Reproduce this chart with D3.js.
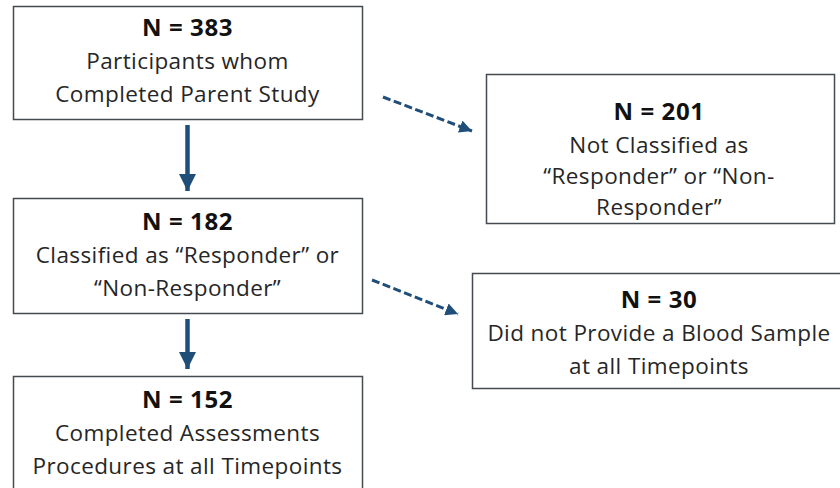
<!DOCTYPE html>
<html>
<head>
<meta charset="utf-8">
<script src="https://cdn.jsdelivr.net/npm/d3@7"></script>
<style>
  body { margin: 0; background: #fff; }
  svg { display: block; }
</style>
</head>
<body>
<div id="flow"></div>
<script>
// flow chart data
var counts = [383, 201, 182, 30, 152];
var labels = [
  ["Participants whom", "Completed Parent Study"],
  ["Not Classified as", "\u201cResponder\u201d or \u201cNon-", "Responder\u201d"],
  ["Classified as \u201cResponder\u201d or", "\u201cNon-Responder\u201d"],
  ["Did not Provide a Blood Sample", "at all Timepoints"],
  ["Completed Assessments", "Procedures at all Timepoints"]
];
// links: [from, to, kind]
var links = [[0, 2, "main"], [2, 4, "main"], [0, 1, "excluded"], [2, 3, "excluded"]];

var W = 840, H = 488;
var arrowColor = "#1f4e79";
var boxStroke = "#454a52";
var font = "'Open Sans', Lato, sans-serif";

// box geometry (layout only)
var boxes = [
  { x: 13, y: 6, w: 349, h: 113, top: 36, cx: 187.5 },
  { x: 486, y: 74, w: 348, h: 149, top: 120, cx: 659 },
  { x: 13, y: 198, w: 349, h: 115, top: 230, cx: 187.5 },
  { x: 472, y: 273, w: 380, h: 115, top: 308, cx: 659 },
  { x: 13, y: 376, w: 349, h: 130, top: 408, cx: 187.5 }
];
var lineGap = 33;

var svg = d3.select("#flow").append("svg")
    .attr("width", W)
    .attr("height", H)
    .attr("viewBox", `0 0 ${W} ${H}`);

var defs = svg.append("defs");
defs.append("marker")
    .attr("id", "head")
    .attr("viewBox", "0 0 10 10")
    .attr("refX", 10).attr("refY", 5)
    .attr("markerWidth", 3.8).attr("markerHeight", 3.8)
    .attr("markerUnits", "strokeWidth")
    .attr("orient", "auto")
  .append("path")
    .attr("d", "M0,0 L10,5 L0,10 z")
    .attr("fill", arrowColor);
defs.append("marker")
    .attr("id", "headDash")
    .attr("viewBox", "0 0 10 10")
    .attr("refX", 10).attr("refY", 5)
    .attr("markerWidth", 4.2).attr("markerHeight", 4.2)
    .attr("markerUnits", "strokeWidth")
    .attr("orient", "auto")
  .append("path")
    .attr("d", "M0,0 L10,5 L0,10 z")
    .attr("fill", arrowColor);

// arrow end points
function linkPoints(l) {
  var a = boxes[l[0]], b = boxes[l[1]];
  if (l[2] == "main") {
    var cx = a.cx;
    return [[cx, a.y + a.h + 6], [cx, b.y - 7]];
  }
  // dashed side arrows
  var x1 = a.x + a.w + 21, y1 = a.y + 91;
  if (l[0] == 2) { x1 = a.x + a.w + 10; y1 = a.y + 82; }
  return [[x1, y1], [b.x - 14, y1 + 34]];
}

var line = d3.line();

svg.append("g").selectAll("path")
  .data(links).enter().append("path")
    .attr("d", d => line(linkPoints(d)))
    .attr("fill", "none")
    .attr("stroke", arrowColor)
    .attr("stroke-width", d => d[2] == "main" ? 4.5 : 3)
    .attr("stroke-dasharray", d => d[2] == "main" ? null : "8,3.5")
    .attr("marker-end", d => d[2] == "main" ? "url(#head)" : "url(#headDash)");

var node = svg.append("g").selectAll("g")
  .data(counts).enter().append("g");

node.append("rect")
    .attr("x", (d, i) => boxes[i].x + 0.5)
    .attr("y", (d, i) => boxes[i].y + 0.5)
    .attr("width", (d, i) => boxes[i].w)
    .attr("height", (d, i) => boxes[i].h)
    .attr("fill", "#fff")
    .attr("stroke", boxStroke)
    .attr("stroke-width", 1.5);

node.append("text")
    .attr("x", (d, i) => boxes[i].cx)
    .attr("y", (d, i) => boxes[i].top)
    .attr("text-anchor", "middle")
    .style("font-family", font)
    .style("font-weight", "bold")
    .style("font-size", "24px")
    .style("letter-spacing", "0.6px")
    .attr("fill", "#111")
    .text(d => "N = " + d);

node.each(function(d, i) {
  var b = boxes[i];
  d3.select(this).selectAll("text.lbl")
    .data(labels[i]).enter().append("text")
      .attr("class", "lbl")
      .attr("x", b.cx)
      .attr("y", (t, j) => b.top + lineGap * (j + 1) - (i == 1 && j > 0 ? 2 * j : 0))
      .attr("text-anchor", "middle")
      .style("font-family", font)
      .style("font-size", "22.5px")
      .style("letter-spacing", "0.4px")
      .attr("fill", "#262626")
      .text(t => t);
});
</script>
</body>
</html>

■ **INSTRUCTIONS TO FOLLOW**: Restate the data above word for word. Skip every picture.

■ **REPLY**:
Reproduce this chart with D3.js.
<!DOCTYPE html>
<html>
<head>
<meta charset="utf-8">
<script src="https://cdn.jsdelivr.net/npm/d3@7"></script>
<style>
  body { margin: 0; background: #fff; }
  svg { display: block; }
</style>
</head>
<body>
<div id="flow"></div>
<script>
// flow chart data
var counts = [383, 201, 182, 30, 152];
var labels = [
  ["Participants whom", "Completed Parent Study"],
  ["Not Classified as", "\u201cResponder\u201d or \u201cNon-", "Responder\u201d"],
  ["Classified as \u201cResponder\u201d or", "\u201cNon-Responder\u201d"],
  ["Did not Provide a Blood Sample", "at all Timepoints"],
  ["Completed Assessments", "Procedures at all Timepoints"]
];
// links: [from, to, kind]
var links = [[0, 2, "main"], [2, 4, "main"], [0, 1, "excluded"], [2, 3, "excluded"]];

var W = 840, H = 488;
var arrowColor = "#1f4e79";
var boxStroke = "#454a52";
var font = "'Open Sans', Lato, sans-serif";

// box geometry (layout only)
var boxes = [
  { x: 13, y: 6, w: 349, h: 113, top: 36, cx: 187.5 },
  { x: 486, y: 74, w: 348, h: 149, top: 120, cx: 659 },
  { x: 13, y: 198, w: 349, h: 115, top: 230, cx: 187.5 },
  { x: 472, y: 273, w: 380, h: 115, top: 308, cx: 659 },
  { x: 13, y: 376, w: 349, h: 130, top: 408, cx: 187.5 }
];
var lineGap = 33;

var svg = d3.select("#flow").append("svg")
    .attr("width", W)
    .attr("height", H)
    .attr("viewBox", `0 0 ${W} ${H}`);

var defs = svg.append("defs");
defs.append("marker")
    .attr("id", "head")
    .attr("viewBox", "0 0 10 10")
    .attr("refX", 10).attr("refY", 5)
    .attr("markerWidth", 3.8).attr("markerHeight", 3.8)
    .attr("markerUnits", "strokeWidth")
    .attr("orient", "auto")
  .append("path")
    .attr("d", "M0,0 L10,5 L0,10 z")
    .attr("fill", arrowColor);
defs.append("marker")
    .attr("id", "headDash")
    .attr("viewBox", "0 0 10 10")
    .attr("refX", 10).attr("refY", 5)
    .attr("markerWidth", 4.2).attr("markerHeight", 4.2)
    .attr("markerUnits", "strokeWidth")
    .attr("orient", "auto")
  .append("path")
    .attr("d", "M0,0 L10,5 L0,10 z")
    .attr("fill", arrowColor);

// arrow end points
function linkPoints(l) {
  var a = boxes[l[0]], b = boxes[l[1]];
  if (l[2] == "main") {
    var cx = a.cx;
    return [[cx, a.y + a.h + 6], [cx, b.y - 7]];
  }
  // dashed side arrows
  var x1 = a.x + a.w + 21, y1 = a.y + 91;
  if (l[0] == 2) { x1 = a.x + a.w + 10; y1 = a.y + 82; }
  return [[x1, y1], [b.x - 14, y1 + 34]];
}

var line = d3.line();

svg.append("g").selectAll("path")
  .data(links).enter().append("path")
    .attr("d", d => line(linkPoints(d)))
    .attr("fill", "none")
    .attr("stroke", arrowColor)
    .attr("stroke-width", d => d[2] == "main" ? 4.5 : 3)
    .attr("stroke-dasharray", d => d[2] == "main" ? null : "8,3.5")
    .attr("marker-end", d => d[2] == "main" ? "url(#head)" : "url(#headDash)");

var node = svg.append("g").selectAll("g")
  .data(counts).enter().append("g");

node.append("rect")
    .attr("x", (d, i) => boxes[i].x + 0.5)
    .attr("y", (d, i) => boxes[i].y + 0.5)
    .attr("width", (d, i) => boxes[i].w)
    .attr("height", (d, i) => boxes[i].h)
    .attr("fill", "#fff")
    .attr("stroke", boxStroke)
    .attr("stroke-width", 1.5);

node.append("text")
    .attr("x", (d, i) => boxes[i].cx)
    .attr("y", (d, i) => boxes[i].top)
    .attr("text-anchor", "middle")
    .style("font-family", font)
    .style("font-weight", "bold")
    .style("font-size", "24px")
    .style("letter-spacing", "0.6px")
    .attr("fill", "#111")
    .text(d => "N = " + d);

node.each(function(d, i) {
  var b = boxes[i];
  d3.select(this).selectAll("text.lbl")
    .data(labels[i]).enter().append("text")
      .attr("class", "lbl")
      .attr("x", b.cx)
      .attr("y", (t, j) => b.top + lineGap * (j + 1) - (i == 1 && j > 0 ? 2 * j : 0))
      .attr("text-anchor", "middle")
      .style("font-family", font)
      .style("font-size", "22.5px")
      .style("letter-spacing", "0.4px")
      .attr("fill", "#262626")
      .text(t => t);
});
</script>
</body>
</html>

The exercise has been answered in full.